Prokop Oberthor
Prokop Oberthor (Praag, 1 juli 1872 – aldaar, 8 juni 1958) was een Boheems componist, muziekpedagoog, militaire kapelmeester en hoornist.
Levensloop
[bewerken | brontekst bewerken]Oberthor studeerde van 1885 tot 1891 hoorn aan het toenmalige Prager Konservatorium, nu Státní konservatori hudby v Praze te Praag bij onder anderen Josef Bohuslav Foerster (harmonie). Van 1892 tot 1894 was hij dirigent van het kaiserliche und königliche privé-burgerkorps te Graz. Van 1894 tot 1910 was hij kapelmeester van de militaire muziekkapel van het Infanterie Regiment "Freiherr von Drathschmidt" Nr. 101 in Zagreb, toen nog Agram geheten. Hier gaaf hij les aan het plaatselijke conservatorium voor blaasinstrumenten en harmonieleer. Het regiment werd later verlegd naar Bela Crkva, toen Weißkirchen genaamd. Vervolgens was hij tot 1914 dirigent van de muziekkapel van het Infanterie Regiment nr. 37 te Wenen en van 1914 tot 1918 van de muziekkapel van het Infanterie Regiment nr. 29.
Na de Eerste Wereldoorlog werd hij opgenomen in het Tsjecho-Slowaaks leger en werd dirigent van de militaire muziekkapel van de garnizoenmuziek in Čáslav (Tschaslau). Daarna werd hij dirigent van de garnizoenmuziek Praag nr. IV. In 1919 wisselde hij als dirigent naar het Infanterie Regiment nr. 48 in Benešov (Beneschau). In 1922 werd hij medewerker in het Tsjecho-Slowaaks ministerie van landsverdediging en was van 1923 tot 1925 commandant van de militaire muziekschool te Roudnice nad Labem (Raudnitz). Van 1925 tot 1936 was hij inspecteur van de militaire muziek in Tsjechoslowakije. Een buitengewoon succes bereikt hij met een Tsjechisch militair orkest tijdens een internationaal wedstrijd van militaire orkesten in 1933 in Parijs. In 1936 ging hij met pensioen.

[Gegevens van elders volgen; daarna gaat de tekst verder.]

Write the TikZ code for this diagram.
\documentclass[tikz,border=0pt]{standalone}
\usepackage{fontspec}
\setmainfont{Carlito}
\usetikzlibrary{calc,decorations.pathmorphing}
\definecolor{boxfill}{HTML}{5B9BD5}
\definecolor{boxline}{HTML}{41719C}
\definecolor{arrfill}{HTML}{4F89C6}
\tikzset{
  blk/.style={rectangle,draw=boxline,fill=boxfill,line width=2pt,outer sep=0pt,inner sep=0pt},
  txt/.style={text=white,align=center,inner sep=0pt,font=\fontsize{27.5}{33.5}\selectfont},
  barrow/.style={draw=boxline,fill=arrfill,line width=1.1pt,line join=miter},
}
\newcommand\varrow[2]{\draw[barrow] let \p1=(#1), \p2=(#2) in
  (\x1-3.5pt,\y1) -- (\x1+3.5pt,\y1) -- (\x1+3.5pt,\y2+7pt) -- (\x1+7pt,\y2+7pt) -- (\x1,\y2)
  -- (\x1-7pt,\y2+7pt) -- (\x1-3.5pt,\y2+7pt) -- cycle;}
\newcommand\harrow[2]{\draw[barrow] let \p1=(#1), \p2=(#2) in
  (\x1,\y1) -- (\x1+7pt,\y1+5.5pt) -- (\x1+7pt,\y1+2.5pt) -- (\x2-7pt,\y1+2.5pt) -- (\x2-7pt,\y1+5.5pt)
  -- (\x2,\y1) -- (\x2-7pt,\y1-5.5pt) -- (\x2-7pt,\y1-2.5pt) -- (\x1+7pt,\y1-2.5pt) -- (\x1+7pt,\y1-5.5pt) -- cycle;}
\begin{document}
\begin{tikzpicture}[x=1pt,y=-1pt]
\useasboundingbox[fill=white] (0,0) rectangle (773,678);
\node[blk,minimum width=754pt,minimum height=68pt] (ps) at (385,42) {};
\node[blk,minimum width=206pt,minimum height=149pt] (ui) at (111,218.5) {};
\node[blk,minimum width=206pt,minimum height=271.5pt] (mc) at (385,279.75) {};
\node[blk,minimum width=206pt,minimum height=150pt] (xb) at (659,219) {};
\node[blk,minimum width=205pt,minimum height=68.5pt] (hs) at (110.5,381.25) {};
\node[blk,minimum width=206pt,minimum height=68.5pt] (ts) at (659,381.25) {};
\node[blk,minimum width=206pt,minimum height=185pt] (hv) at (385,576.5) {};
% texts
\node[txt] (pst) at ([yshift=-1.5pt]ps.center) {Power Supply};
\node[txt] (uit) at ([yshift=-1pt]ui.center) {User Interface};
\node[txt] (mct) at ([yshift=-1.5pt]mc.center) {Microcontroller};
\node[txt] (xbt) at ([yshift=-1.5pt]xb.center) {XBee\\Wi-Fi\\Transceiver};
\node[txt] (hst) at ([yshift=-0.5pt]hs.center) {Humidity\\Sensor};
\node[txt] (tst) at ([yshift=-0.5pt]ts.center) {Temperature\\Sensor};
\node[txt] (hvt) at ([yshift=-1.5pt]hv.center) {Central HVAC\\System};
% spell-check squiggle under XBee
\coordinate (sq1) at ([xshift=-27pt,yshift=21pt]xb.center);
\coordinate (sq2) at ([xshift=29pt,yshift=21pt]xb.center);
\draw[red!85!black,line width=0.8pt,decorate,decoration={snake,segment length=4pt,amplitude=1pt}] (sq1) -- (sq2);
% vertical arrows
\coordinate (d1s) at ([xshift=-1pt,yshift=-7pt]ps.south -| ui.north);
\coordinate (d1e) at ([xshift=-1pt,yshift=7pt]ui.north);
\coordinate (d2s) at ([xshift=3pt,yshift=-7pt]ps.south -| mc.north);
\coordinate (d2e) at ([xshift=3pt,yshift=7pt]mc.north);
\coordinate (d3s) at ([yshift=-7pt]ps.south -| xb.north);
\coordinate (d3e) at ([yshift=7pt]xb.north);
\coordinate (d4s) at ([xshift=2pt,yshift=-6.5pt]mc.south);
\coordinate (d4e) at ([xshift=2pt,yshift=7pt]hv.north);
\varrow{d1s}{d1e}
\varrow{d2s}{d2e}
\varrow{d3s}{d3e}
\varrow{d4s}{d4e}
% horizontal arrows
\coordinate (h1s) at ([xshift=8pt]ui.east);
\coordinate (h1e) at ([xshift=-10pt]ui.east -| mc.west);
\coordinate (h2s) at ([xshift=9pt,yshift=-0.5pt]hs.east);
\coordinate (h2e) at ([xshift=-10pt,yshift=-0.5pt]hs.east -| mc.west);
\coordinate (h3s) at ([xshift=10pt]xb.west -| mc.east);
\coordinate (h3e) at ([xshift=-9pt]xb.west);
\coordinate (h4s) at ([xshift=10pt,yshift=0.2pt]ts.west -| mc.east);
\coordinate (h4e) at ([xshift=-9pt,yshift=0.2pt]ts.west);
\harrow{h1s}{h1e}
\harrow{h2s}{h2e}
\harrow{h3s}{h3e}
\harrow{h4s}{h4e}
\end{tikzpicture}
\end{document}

Als componist schreef hij verschillende werken voor harmonieorkest.
Composities
[bewerken | brontekst bewerken]Werken voor harmonieorkest
[bewerken | brontekst bewerken]- Andante Religioso, koraal
- Belmond, mars (Mars van het Infanterieregiment Freiherr von Drathschmidt nr. 101)
- Český pochod
- Das fidele Wien, selectie
- Fedrigoni
- Intermezzo Juanita
- Letcům zdar
- Pochod 25. pluku (Od Zvolena do Lučence), mars
- Pochod 45. pluku
- Pochod československé armády
- Pochod dělostřelců
- Pochod národních střelců
- Ráz na ráz
- Rej skřítků
- Schlacht bei Leipzig-Lindenau, mars
- Slovenský pochod
- Zastaveníčko
Bibliografie
[bewerken | brontekst bewerken]- Wolfgang Suppan, Armin Suppan: Das Neue Lexikon des Blasmusikwesens, 4. Auflage, Freiburg-Tiengen, Blasmusikverlag Schulz GmbH, 1994, ISBN 3-923058-07-1
- László Marosi: Két évszázad katonazenéje magyarországon, Budapešť, 1994.

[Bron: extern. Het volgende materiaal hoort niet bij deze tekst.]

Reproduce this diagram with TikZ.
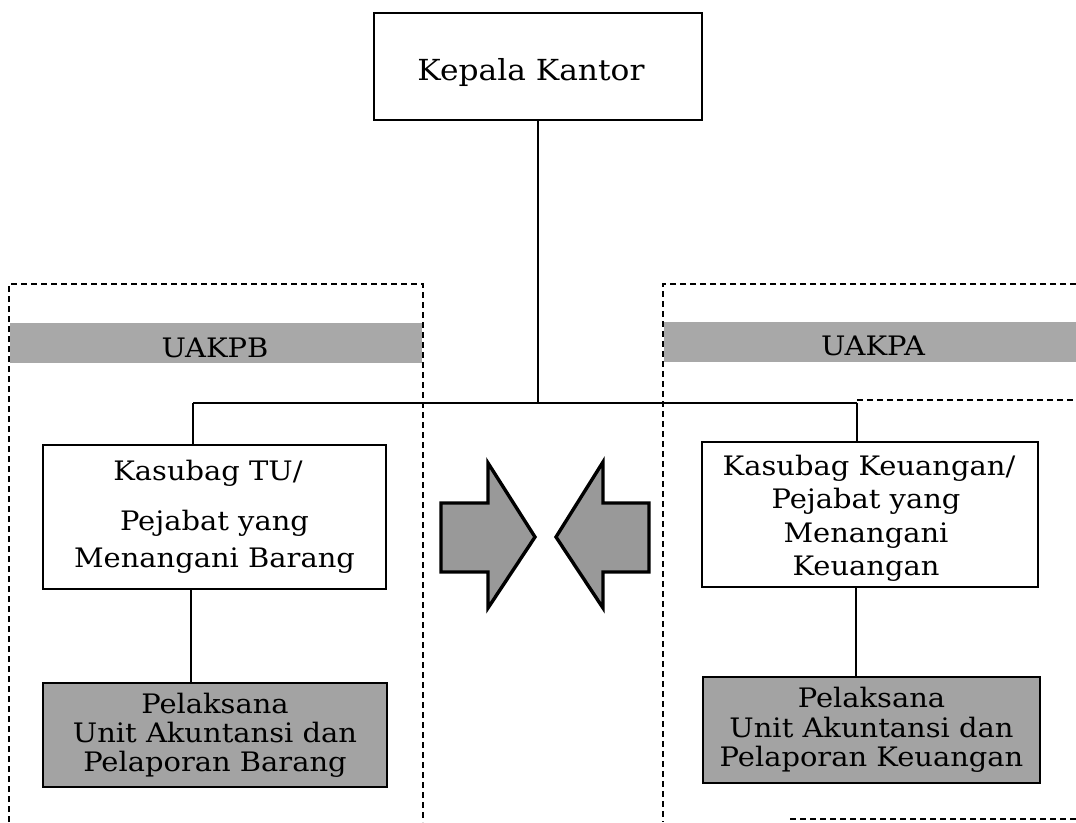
\documentclass[tikz,border=0pt]{standalone}
\usepackage{fontspec}
\setmainfont{DejaVu Serif}[FakeStretch=1.08]
\begin{document}
\begin{tikzpicture}[x=1pt,y=-1pt,
  box/.style={draw=black, line width=1.6pt, inner sep=0pt},
  graybox/.style={box, fill=black!36},
  txt/.style={anchor=base, inner sep=0pt, font=\fontsize{26.8}{30}\selectfont},
  conn/.style={line width=1.6pt},
  dsh/.style={line width=2pt, dash pattern=on 6pt off 4pt},
  band/.style={fill=black!34, draw=none},
  bigarrow/.style={fill=black!40, draw=black, line width=3.4pt, line join=miter}]
\useasboundingbox (0,0) rectangle (1076,822);
% dashed frames
\draw[dsh] (9,822) -- (9,284) -- (423,284) -- (423,822);
\draw[dsh] (1076,284) -- (663,284) -- (663,822);
\draw[dsh] (857,400) -- (1076,400);
\draw[dsh] (790,819) -- (1076,819);
% bands
\fill[band] (10,323) rectangle (422,363);
\fill[band] (664,322) rectangle (1076,362);
\node[txt] (uakpb) at (215,357) {UAKPB};
\node[txt] (uakpa) at (873,355) {UAKPA};
% boxes
\node[box, minimum width=328pt, minimum height=107pt] (kk) at (538,66.5) {};
\node[txt, font=\fontsize{29}{32}\selectfont] (kkt) at (531,80) {Kepala Kantor};
\node[box, fill=white, minimum width=343pt, minimum height=144pt] (kt) at (214.5,517) {};
\node[txt] (kt1) at (208,480) {Kasubag TU/};
\node[txt] (kt2) at (214.5,530) {Pejabat yang};
\node[txt] (kt3) at (214.5,567) {Menangani Barang};
\node[box, fill=white, minimum width=336pt, minimum height=145pt] (kr) at (870,514.5) {};
\node[txt] (kr1) at (869,475) {Kasubag Keuangan/};
\node[txt] (kr2) at (866,508) {Pejabat yang};
\node[txt] (kr3) at (866,542) {Menangani};
\node[txt] (kr4) at (866,575) {Keuangan};
\node[graybox, minimum width=344pt, minimum height=104pt] (pl) at (215,735) {};
\node[txt] (pl1) at (215,713) {Pelaksana};
\node[txt] (pl2) at (215,742) {Unit Akuntansi dan};
\node[txt] (pl3) at (215,771) {Pelaporan Barang};
\node[graybox, minimum width=337pt, minimum height=106pt] (pr) at (871.5,730) {};
\node[txt] (pr1) at (871.5,707) {Pelaksana};
\node[txt] (pr2) at (871.5,737) {Unit Akuntansi dan};
\node[txt] (pr3) at (871.5,766) {Pelaporan Keuangan};
% connectors
\coordinate (jc) at (538,403);
\coordinate (j1) at (193,403);
\coordinate (j2) at (857,403);
\draw[conn] (kk.south) -- (jc);
\draw[conn] (j1) -- (j2);
\draw[conn] (j1) -- (j1 |- kt.north);
\draw[conn] (j2) -- (j2 |- kr.north);
\draw[conn] (kt.south -| 191,0) -- (pl.north -| 191,0);
\draw[conn] (kr.south -| 856,0) -- (pr.north -| 856,0);
% arrows
\draw[bigarrow] (441,503) -- (488,503) -- (488,463) -- (535,537) -- (488,608) -- (488,572) -- (441,572) -- cycle;
\draw[bigarrow] (649,503) -- (603,503) -- (603,462) -- (556,537) -- (603,608) -- (603,572) -- (649,572) -- cycle;
\end{tikzpicture}
\end{document}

- Emil Rameis: Die österreichische Militärmusik von ihren Anfängen bis zum Jahre 1918. Ergänzt u. bearb. v. Eugen Brixel. - Tutzing 1976. 208 S., 4 Bl. Abb. (Alta musica 2). ISBN 3-795-20174-8 ISBN 978-3-795-20174-6
- Fritz Rathner: Die bewaffnete Macht Österreichs-Ungarn 1618–1918 in ihren Märschen, Kierspe, 1983.

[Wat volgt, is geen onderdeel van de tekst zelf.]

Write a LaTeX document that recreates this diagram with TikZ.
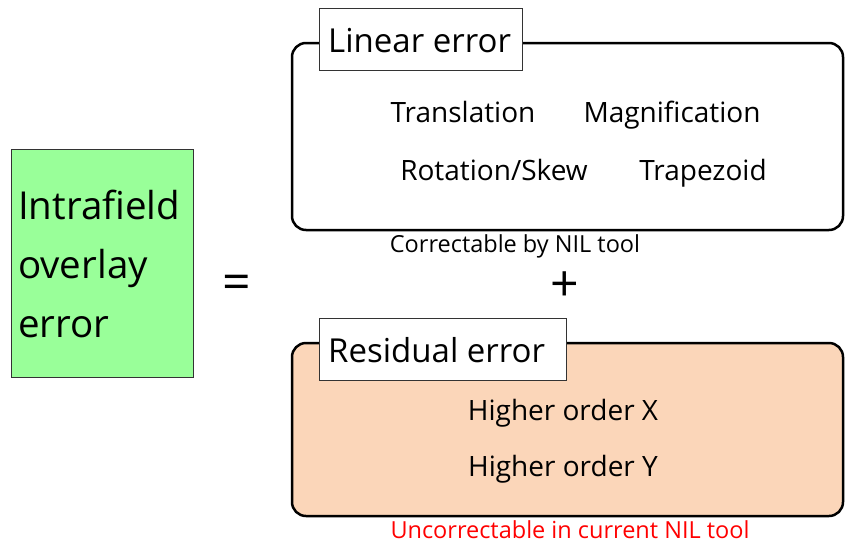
\documentclass[tikz,border=0pt]{standalone}
\usepackage{fontspec}
\setmainfont{Open Sans}
\definecolor{lgreen}{HTML}{99FF99}
\definecolor{peach}{HTML}{FBD6B9}
\begin{document}
\begin{tikzpicture}[x=1pt,y=-1pt,
  panel/.style={draw=black,line width=2.5pt,rounded corners=14pt},
  tagbox/.style={draw=black!80,fill=white,line width=0.8pt,inner sep=0pt,anchor=north west},
  item/.style={font=\fontsize{28}{30}\selectfont,inner sep=0pt,anchor=base},
  note/.style={font=\fontsize{23.5}{26}\selectfont,inner sep=0pt,anchor=base},
  bigsym/.style={font=\fontsize{50}{54}\selectfont,inner sep=0pt}]
\useasboundingbox (0,0) rectangle (846,544);
% left box
\node[draw=black!80,fill=lgreen,line width=0.8pt,minimum width=182pt,minimum height=228pt,anchor=north west,inner sep=0pt] (total) at (11,149) {};
\node[anchor=west,align=left,inner sep=0pt,font=\fontsize{38.5}{59}\selectfont] (totaltxt) at (18,264) {Intrafield\\overlay\\error};
\node[bigsym] (eq) at (237,287) {=};
% linear panel
\draw[panel] (292,43) rectangle (843,230);
\node[tagbox,minimum width=203pt,minimum height=62pt] (lin) at (319,8) {};
\node[anchor=base west,inner sep=0pt,font=\fontsize{33}{36}\selectfont] (lintxt) at (328,52) {Linear error};
\node[item] (tr) at (463,122) {Translation};
\node[item] (mag) at (672,122) {Magnification};
\node[item] (rot) at (494,180) {Rotation/Skew};
\node[item] (trap) at (703,180) {Trapezoid};
\node[note] (corr) at (515,252) {Correctable by NIL tool};
\node[bigsym] (plus) at (565,287) {+};
% residual panel
\draw[panel,fill=peach] (292,343) rectangle (843,516);
\node[tagbox,minimum width=247pt,minimum height=62pt] (res) at (319,318) {};
\node[anchor=base west,inner sep=0pt,font=\fontsize{33}{36}\selectfont] (restxt) at (328,362) {Residual error};
\node[item] (hx) at (563,420) {Higher order X};
\node[item] (hy) at (563,476) {Higher order Y};
\node[note,text=red] (unc) at (570,538) {Uncorrectable in current NIL tool};
\end{tikzpicture}
\end{document}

- Paul Frank, Burchard Bulling, Florian Noetzel, Helmut Rosner: Kurzgefasstes Tonkünstler Lexikon - Zweiter Teil: Ergänzungen und Erweiterungen seit 1937, 15. Aufl., Wilhelmshaven: Heinrichshofen, Band 1: A-K. 1974. ISBN 3-7959-0083-2; Band 2: L-Z. 1976. ISBN 3-7959-0087-5
- Český slovensky hudební slovník osob a institucí, Prague: Statni Hudebni Vydavatelstvi, 1963-1965.
- Osmdesát let Prokopa Oberthora in: Hudební rozhledy 5, 1952, č. 11, s. 30.
- Joseph Damański: Die Militär-Kapellmeister Österreich-Ungarns - Illustriertes biographisches Lexikon, Leipzig: Paltur, 1904, 144 p.
- Miroslav Bláha: Povídání o vojenských hudbách, nepublikovaný rukopis, 152a–152b.